RECORDS FOR THE EXERCISE:
╭──

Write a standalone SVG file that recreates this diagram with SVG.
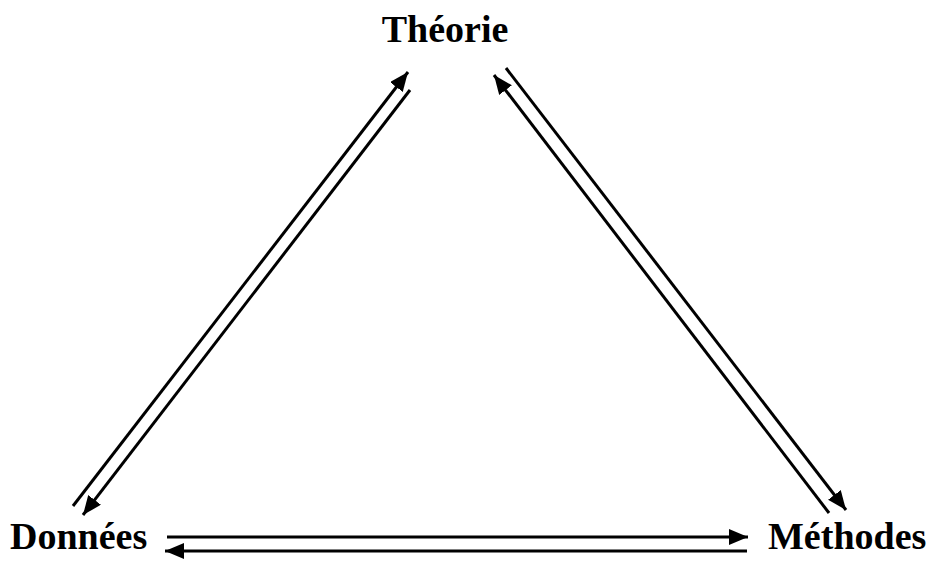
<svg xmlns="http://www.w3.org/2000/svg" width="930" height="562" viewBox="0 0 930 562">
<style>
.lbl{font-family:"Liberation Serif","Times New Roman",serif;font-weight:bold;font-size:38px;fill:#000}
.c{stroke:#000;stroke-width:3;fill:none;marker-end:url(#ah)}
</style>
<defs>
<marker id="ah" markerUnits="userSpaceOnUse" markerWidth="22" markerHeight="18" refX="19" refY="8" orient="auto">
<path d="M0,0 L19,8 L0,16 Z" fill="#000"/>
</marker>
</defs>
<rect width="930" height="562" fill="#fff"/>
<g id="theorie"><text class="lbl" x="445" y="42" text-anchor="middle">Théorie</text></g>
<g id="donnees"><text class="lbl" x="10" y="549">Données</text></g>
<g id="methodes"><text class="lbl" x="768" y="549">Méthodes</text></g>
<g id="connectors">
<line class="c" x1="73" y1="506" x2="408" y2="72"/>
<line class="c" x1="410" y1="90" x2="83" y2="515"/>
<line class="c" x1="506" y1="68" x2="846" y2="510"/>
<line class="c" x1="829" y1="513" x2="494" y2="75"/>
<line class="c" x1="167" y1="537" x2="748" y2="537"/>
<line class="c" x1="747" y1="551" x2="165" y2="551"/>
</g>
</svg>
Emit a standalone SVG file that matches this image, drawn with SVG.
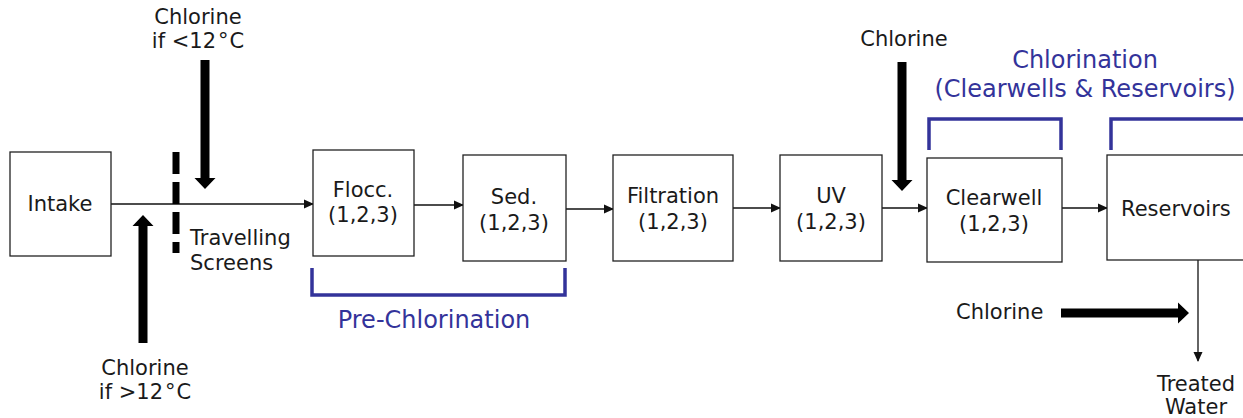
<svg xmlns="http://www.w3.org/2000/svg" width="1243" height="418" viewBox="0 0 1243 418">
<style>
.box{fill:#fff;stroke:#222;stroke-width:1.3}
.t{font-family:"DejaVu Sans",Verdana,sans-serif;font-size:21px;fill:#1a1a1a;text-anchor:middle}
.b{font-family:"DejaVu Sans",Verdana,sans-serif;font-size:24px;fill:#33339a;text-anchor:middle}
.ln{stroke:#111;stroke-width:1.3;fill:none}
.br{stroke:#33339a;stroke-width:3.5;fill:none}
.fat{fill:#000}
</style>
<defs>
<marker id="ah" markerWidth="10" markerHeight="10" refX="9" refY="5" orient="auto" markerUnits="userSpaceOnUse">
<path d="M0,0.5 L10,5 L0,9.5 Z" fill="#111"/>
</marker>
</defs>
<rect width="1243" height="418" fill="#fff"/>
<g id="connectors">
<line class="ln" x1="111" y1="204" x2="313" y2="204" marker-end="url(#ah)"/>
<line class="ln" x1="414" y1="205" x2="463" y2="205" marker-end="url(#ah)"/>
<line class="ln" x1="566" y1="209" x2="613" y2="209" marker-end="url(#ah)"/>
<line class="ln" x1="733" y1="208" x2="780" y2="208" marker-end="url(#ah)"/>
<line class="ln" x1="882" y1="208" x2="927" y2="208" marker-end="url(#ah)"/>
<line class="ln" x1="1062" y1="208" x2="1107" y2="208" marker-end="url(#ah)"/>
<line class="ln" x1="1198" y1="260" x2="1198" y2="361" marker-end="url(#ah)"/>
</g>
<g id="screens">
<line x1="176" y1="152" x2="176" y2="253" stroke="#000" stroke-width="7" stroke-dasharray="22,8"/>
<text class="t" x="190" y="245" style="text-anchor:start">Travelling</text>
<text class="t" x="190" y="270" style="text-anchor:start">Screens</text>
</g>
<g id="chlorine-top">
<text class="t" x="198" y="24">Chlorine</text>
<text class="t" x="198" y="48">if &lt;12<tspan dx="2">°</tspan><tspan dx="1">C</tspan></text>
<path class="fat" d="M200.5,60 h9 v118 h6 l-10.5,11 l-10.5,-11 h6 Z"/>
</g>
<g id="chlorine-bottom">
<path class="fat" d="M138.5,343 h9 v-117 h6 l-10.5,-11 l-10.5,11 h6 Z"/>
<text class="t" x="145" y="375">Chlorine</text>
<text class="t" x="145" y="399">if &gt;12<tspan dx="2">°</tspan><tspan dx="1">C</tspan></text>
</g>
<g id="intake">
<rect class="box" x="10" y="152" width="101" height="104"/>
<text class="t" x="60" y="211">Intake</text>
</g>
<g id="flocc">
<rect class="box" x="313" y="150" width="101" height="106"/>
<text class="t" x="363" y="197">Flocc.</text>
<text class="t" x="363" y="222">(1,2,3)</text>
</g>
<g id="sed">
<rect class="box" x="463" y="155" width="103" height="106"/>
<text class="t" x="514" y="204">Sed.</text>
<text class="t" x="514" y="230">(1,2,3)</text>
</g>
<g id="pre-chlorination">
<path class="br" d="M312,268 V295 H565 V268"/>
<text class="b" x="434" y="328">Pre-Chlorination</text>
</g>
<g id="filtration">
<rect class="box" x="613" y="155" width="120" height="106"/>
<text class="t" x="673" y="203">Filtration</text>
<text class="t" x="673" y="229">(1,2,3)</text>
</g>
<g id="uv">
<rect class="box" x="780" y="155" width="102" height="106"/>
<text class="t" x="831" y="203">UV</text>
<text class="t" x="831" y="229">(1,2,3)</text>
</g>
<g id="chlorine-uv">
<text class="t" x="904" y="46">Chlorine</text>
<path class="fat" d="M897.5,62 h9 v118 h6 l-10.5,11 l-10.5,-11 h6 Z"/>
</g>
<g id="clearwell">
<rect class="box" x="927" y="158" width="135" height="104"/>
<text class="t" x="994" y="205">Clearwell</text>
<text class="t" x="994" y="231">(1,2,3)</text>
</g>
<g id="reservoirs">
<rect class="box" x="1107" y="155" width="145" height="105"/>
<text class="t" x="1121" y="216" style="text-anchor:start">Reservoirs</text>
</g>
<g id="chlorination">
<text class="b" x="1085" y="68">Chlorination</text>
<text class="b" x="1085" y="97">(Clearwells &amp; Reservoirs)</text>
<path class="br" d="M929,150 V119 H1061 V150"/>
<path class="br" d="M1111,150 V119 H1250"/>
</g>
<g id="chlorine-res">
<text class="t" x="956" y="319" style="text-anchor:start">Chlorine</text>
<path class="fat" d="M1061,308.5 h117 v-6 l11,10.5 l-11,10.5 v-6 h-117 Z"/>
</g>
<g id="treated">
<text class="t" x="1196" y="391">Treated</text>
<text class="t" x="1196" y="414">Water</text>
</g>
</svg>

╰──

GIVEN EXERCISE: Copy each line exactly, and leave the pictures out of your copy.

RESULT:
Write a standalone SVG file that recreates this diagram with SVG.
<svg xmlns="http://www.w3.org/2000/svg" width="930" height="562" viewBox="0 0 930 562">
<style>
.lbl{font-family:"Liberation Serif","Times New Roman",serif;font-weight:bold;font-size:38px;fill:#000}
.c{stroke:#000;stroke-width:3;fill:none;marker-end:url(#ah)}
</style>
<defs>
<marker id="ah" markerUnits="userSpaceOnUse" markerWidth="22" markerHeight="18" refX="19" refY="8" orient="auto">
<path d="M0,0 L19,8 L0,16 Z" fill="#000"/>
</marker>
</defs>
<rect width="930" height="562" fill="#fff"/>
<g id="theorie"><text class="lbl" x="445" y="42" text-anchor="middle">Théorie</text></g>
<g id="donnees"><text class="lbl" x="10" y="549">Données</text></g>
<g id="methodes"><text class="lbl" x="768" y="549">Méthodes</text></g>
<g id="connectors">
<line class="c" x1="73" y1="506" x2="408" y2="72"/>
<line class="c" x1="410" y1="90" x2="83" y2="515"/>
<line class="c" x1="506" y1="68" x2="846" y2="510"/>
<line class="c" x1="829" y1="513" x2="494" y2="75"/>
<line class="c" x1="167" y1="537" x2="748" y2="537"/>
<line class="c" x1="747" y1="551" x2="165" y2="551"/>
</g>
</svg>
Emit a standalone SVG file that matches this image, drawn with SVG.
<svg xmlns="http://www.w3.org/2000/svg" width="1243" height="418" viewBox="0 0 1243 418">
<style>
.box{fill:#fff;stroke:#222;stroke-width:1.3}
.t{font-family:"DejaVu Sans",Verdana,sans-serif;font-size:21px;fill:#1a1a1a;text-anchor:middle}
.b{font-family:"DejaVu Sans",Verdana,sans-serif;font-size:24px;fill:#33339a;text-anchor:middle}
.ln{stroke:#111;stroke-width:1.3;fill:none}
.br{stroke:#33339a;stroke-width:3.5;fill:none}
.fat{fill:#000}
</style>
<defs>
<marker id="ah" markerWidth="10" markerHeight="10" refX="9" refY="5" orient="auto" markerUnits="userSpaceOnUse">
<path d="M0,0.5 L10,5 L0,9.5 Z" fill="#111"/>
</marker>
</defs>
<rect width="1243" height="418" fill="#fff"/>
<g id="connectors">
<line class="ln" x1="111" y1="204" x2="313" y2="204" marker-end="url(#ah)"/>
<line class="ln" x1="414" y1="205" x2="463" y2="205" marker-end="url(#ah)"/>
<line class="ln" x1="566" y1="209" x2="613" y2="209" marker-end="url(#ah)"/>
<line class="ln" x1="733" y1="208" x2="780" y2="208" marker-end="url(#ah)"/>
<line class="ln" x1="882" y1="208" x2="927" y2="208" marker-end="url(#ah)"/>
<line class="ln" x1="1062" y1="208" x2="1107" y2="208" marker-end="url(#ah)"/>
<line class="ln" x1="1198" y1="260" x2="1198" y2="361" marker-end="url(#ah)"/>
</g>
<g id="screens">
<line x1="176" y1="152" x2="176" y2="253" stroke="#000" stroke-width="7" stroke-dasharray="22,8"/>
<text class="t" x="190" y="245" style="text-anchor:start">Travelling</text>
<text class="t" x="190" y="270" style="text-anchor:start">Screens</text>
</g>
<g id="chlorine-top">
<text class="t" x="198" y="24">Chlorine</text>
<text class="t" x="198" y="48">if &lt;12<tspan dx="2">°</tspan><tspan dx="1">C</tspan></text>
<path class="fat" d="M200.5,60 h9 v118 h6 l-10.5,11 l-10.5,-11 h6 Z"/>
</g>
<g id="chlorine-bottom">
<path class="fat" d="M138.5,343 h9 v-117 h6 l-10.5,-11 l-10.5,11 h6 Z"/>
<text class="t" x="145" y="375">Chlorine</text>
<text class="t" x="145" y="399">if &gt;12<tspan dx="2">°</tspan><tspan dx="1">C</tspan></text>
</g>
<g id="intake">
<rect class="box" x="10" y="152" width="101" height="104"/>
<text class="t" x="60" y="211">Intake</text>
</g>
<g id="flocc">
<rect class="box" x="313" y="150" width="101" height="106"/>
<text class="t" x="363" y="197">Flocc.</text>
<text class="t" x="363" y="222">(1,2,3)</text>
</g>
<g id="sed">
<rect class="box" x="463" y="155" width="103" height="106"/>
<text class="t" x="514" y="204">Sed.</text>
<text class="t" x="514" y="230">(1,2,3)</text>
</g>
<g id="pre-chlorination">
<path class="br" d="M312,268 V295 H565 V268"/>
<text class="b" x="434" y="328">Pre-Chlorination</text>
</g>
<g id="filtration">
<rect class="box" x="613" y="155" width="120" height="106"/>
<text class="t" x="673" y="203">Filtration</text>
<text class="t" x="673" y="229">(1,2,3)</text>
</g>
<g id="uv">
<rect class="box" x="780" y="155" width="102" height="106"/>
<text class="t" x="831" y="203">UV</text>
<text class="t" x="831" y="229">(1,2,3)</text>
</g>
<g id="chlorine-uv">
<text class="t" x="904" y="46">Chlorine</text>
<path class="fat" d="M897.5,62 h9 v118 h6 l-10.5,11 l-10.5,-11 h6 Z"/>
</g>
<g id="clearwell">
<rect class="box" x="927" y="158" width="135" height="104"/>
<text class="t" x="994" y="205">Clearwell</text>
<text class="t" x="994" y="231">(1,2,3)</text>
</g>
<g id="reservoirs">
<rect class="box" x="1107" y="155" width="145" height="105"/>
<text class="t" x="1121" y="216" style="text-anchor:start">Reservoirs</text>
</g>
<g id="chlorination">
<text class="b" x="1085" y="68">Chlorination</text>
<text class="b" x="1085" y="97">(Clearwells &amp; Reservoirs)</text>
<path class="br" d="M929,150 V119 H1061 V150"/>
<path class="br" d="M1111,150 V119 H1250"/>
</g>
<g id="chlorine-res">
<text class="t" x="956" y="319" style="text-anchor:start">Chlorine</text>
<path class="fat" d="M1061,308.5 h117 v-6 l11,10.5 l-11,10.5 v-6 h-117 Z"/>
</g>
<g id="treated">
<text class="t" x="1196" y="391">Treated</text>
<text class="t" x="1196" y="414">Water</text>
</g>
</svg>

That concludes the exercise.